All three contenders are lawyers by training. The evaluation and use of scientific findings and allocation of funds should be – as scientists are taught but lawyers are loathe to accept – approached in as non-biased a way as possible. But the top leaders in the position to bolster or cripple our nation’s scientific abilities may not have objectivity at heart.

What to do? If we had more scientists or science-educated people go into politics the situation would probably improve.

But then again, Paul Broun has a chemistry degree.

Thursday, November 22, 2012

Mission statement

There are roughly 6 billion science-related blogs on the internet,1 so you might naturally wonder: what's the point of this one? I've got a couple ideas what to do with the space. Hopefully they'll come to something. Subscribe?

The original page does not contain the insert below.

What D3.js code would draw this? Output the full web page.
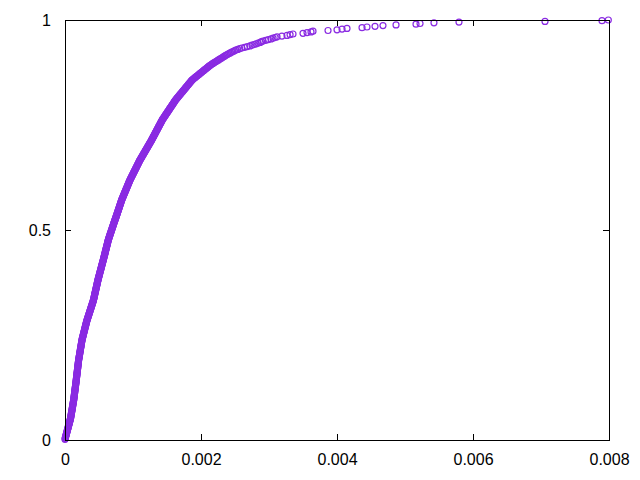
<!DOCTYPE html>
<html><head><meta charset="utf-8">
<script src="https://cdn.jsdelivr.net/npm/d3@7"></script>
<style>body{margin:0;background:#fff}svg{display:block}</style>
</head><body>
<svg id="c" width="640" height="480"></svg>
<script>
// sorted sample values (microseconds)
const samplesUs = [
0,2,5,8,10,13,16,19,21,24,27,30,33,35,38,41,44,46,49,52,55,57,60,63,66,68,71,74,77,
80,82,84,85,87,89,91,92,94,96,98,100,101,103,105,107,108,110,112,114,115,117,119,121,122,124,126,128,
129,130,132,133,134,136,137,138,140,141,142,144,145,146,148,149,150,152,153,154,156,157,158,160,161,162,164,165,166,
167,168,170,171,172,173,175,176,177,178,179,181,182,183,184,186,187,188,189,190,192,193,194,195,197,198,199,200,
202,204,206,207,209,211,213,214,216,218,219,221,223,225,226,228,230,231,233,235,237,238,240,242,243,245,247,249,250,
253,255,258,261,263,266,268,271,273,276,279,281,284,286,289,292,294,297,299,302,305,307,310,312,315,318,320,323,
327,330,333,337,340,343,347,350,353,357,360,363,367,370,373,377,380,383,386,390,393,396,400,403,406,410,413,416,419,
421,424,426,428,431,433,435,437,440,442,444,447,449,451,454,456,458,461,463,465,468,470,472,474,477,479,481,484,486,
489,491,494,497,500,502,505,508,510,513,516,519,521,524,527,530,532,535,538,540,543,546,549,551,554,557,560,563,
565,568,570,573,576,578,581,583,586,589,591,594,596,599,601,604,607,609,612,614,617,620,622,625,627,630,632,635,638,
641,644,648,651,655,658,661,665,668,672,675,679,682,686,689,692,696,699,703,706,710,713,716,720,723,727,730,734,
738,741,745,748,752,755,759,762,766,769,772,776,779,783,786,790,793,797,800,803,807,810,814,817,821,824,827,831,834,
838,843,847,851,855,860,864,868,872,877,881,885,889,894,898,902,907,911,915,919,924,928,932,936,941,945,949,953,
959,964,969,974,979,984,989,995,1000,1005,1010,1015,1020,1025,1031,1036,1041,1046,1051,1056,1061,1067,1072,1077,1082,1087,1092,1097,1103,
1109,1115,1121,1127,1133,1139,1145,1151,1157,1163,1169,1175,1181,1187,1193,1199,1205,1211,1217,1223,1229,1235,1241,1247,1253,1259,1265,1271,
1276,1282,1287,1293,1298,1304,1309,1315,1320,1325,1331,1336,1342,1347,1353,1358,1364,1369,1374,1380,1385,1391,1396,1402,1407,1413,1418,1424,1429,
1435,1442,1449,1456,1463,1470,1476,1483,1490,1497,1504,1511,1518,1525,1532,1538,1545,1552,1559,1566,1573,1580,1587,1594,1600,1607,1614,1621,1628,
1636,1645,1653,1662,1670,1679,1687,1696,1704,1713,1722,1730,1739,1747,1756,1764,1773,1781,1790,1798,1807,1815,1824,1832,1841,1849,1858,1866,
1877,1890,1902,1915,1928,1940,1953,1966,1978,1991,2004,2016,2029,2042,2054,2067,2080,2092,2105,2118,2130,2146,
2160,2176,2193,2209,2225,2242,2258,2275,2291,2307,2324,2340,2357,2373,
2390,2410,2430,2450,2470,2490,2510,2540,2570,2600,2640,2680,2720,
2750,2780,2810,2840,2870,2890,2912,
2950,2990,3030,3060,3090,3118,3190,3265,3310,3353,3500,3559,3618,3647,3868,4000,4074,4147,4368,4441,4559,4676,4868,5162,5221,5426,5794,7059,7897,7990
];
const xTicks = [0, 0.002, 0.004, 0.006, 0.008];
const xTickLabels = ["0", "0.002", "0.004", "0.006", "0.008"];
const yTicks = [0, 0.5, 1];
const yTickLabels = ["0", "0.5", "1"];

const N = samplesUs.length;
const points = samplesUs.map((v, i) => ({x: v / 1e6, y: (i + 1) / N}));

const svg = d3.select("#c");
const L = 65, R = 609, T = 20, B = 440;
const x = d3.scaleLinear().domain([0, 0.008]).range([L, R]);
const y = d3.scaleLinear().domain([0, 1]).range([B, T]);
const font = "'Liberation Sans', Arial, sans-serif";
const tl = 6;

const gx = svg.append("g").attr("transform", `translate(0,${B})`)
  .call(d3.axisBottom(x).tickValues(xTicks).tickSizeInner(-tl).tickSizeOuter(0).tickPadding(14)
    .tickFormat((d, i) => xTickLabels[i]));
const gxt = svg.append("g").attr("transform", `translate(0,${T})`)
  .call(d3.axisTop(x).tickValues(xTicks).tickSizeInner(-tl).tickSizeOuter(0).tickFormat(""));
const gy = svg.append("g").attr("transform", `translate(${L},0)`)
  .call(d3.axisLeft(y).tickValues(yTicks).tickSizeInner(-tl).tickSizeOuter(0).tickPadding(14)
    .tickFormat((d, i) => yTickLabels[i]));
const gyr = svg.append("g").attr("transform", `translate(${R},0)`)
  .call(d3.axisRight(y).tickValues(yTicks).tickSizeInner(-tl).tickSizeOuter(0).tickFormat(""));
[gx, gxt, gy, gyr].forEach(g => {
  g.select(".domain").remove();
  g.selectAll("line").attr("stroke", "#000").attr("stroke-width", 1);
  g.selectAll("text").attr("font-family", font).attr("font-size", 16).attr("fill", "#000");
});

svg.append("g").selectAll("circle").data(points).join("circle")
  .attr("cx", d => x(d.x)).attr("cy", d => y(d.y)).attr("r", 3)
  .attr("fill", "none").attr("stroke", "#8a2be2").attr("stroke-width", 1.2);

svg.append("rect").attr("x", L + 0.5).attr("y", T + 0.5).attr("width", R - L).attr("height", B - T)
  .attr("fill", "none").attr("stroke", "#000").attr("stroke-width", 1);
</script>
</body></html>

  1. Bring chemistry to the public. This will entail featuring research or areas of interest, presented in a manner suitable for non-chemists and chemists alike to find interesting. Public interest in science is crucial both for general enthusiasm, public support, and continued grant funding. People deserve to know what they're funding--and great science should be appreciated the way great art and great music are. 
  2. Bring ethical/social/political issues of science into focus. Scientists have a poor track record at engaging the public. Many of them have a poor track record at playing nice with each other. Chemistry culture has been described as toxic. There's lots of internal politics and fraud. And scientists are usually unwilling to dig into public policy and lawmaking. An important step towards fixing these issues is to discuss them and build awareness.
  3. Highlight interesting chemistry. I'm a chemist, and so I find chemistry interesting. As such, I'll find novel or useful topics in organic synthesis/catalysis/chemical biology/microbiology and share or comment on them. Hopefully it'll be interesting to other people too. This'll include articles, lab techniques, reviews, etc. of interest.
  4. Showcase valuable resources. This includes interesting databases, blogs, websites, journals, and the like that will be useful especially to chemists. 
It'll be slow (grad student here). For now it'll be pseudonymous blogging--that may change depending on other factors. 

Anyhow, that's about it for now. Next step: content.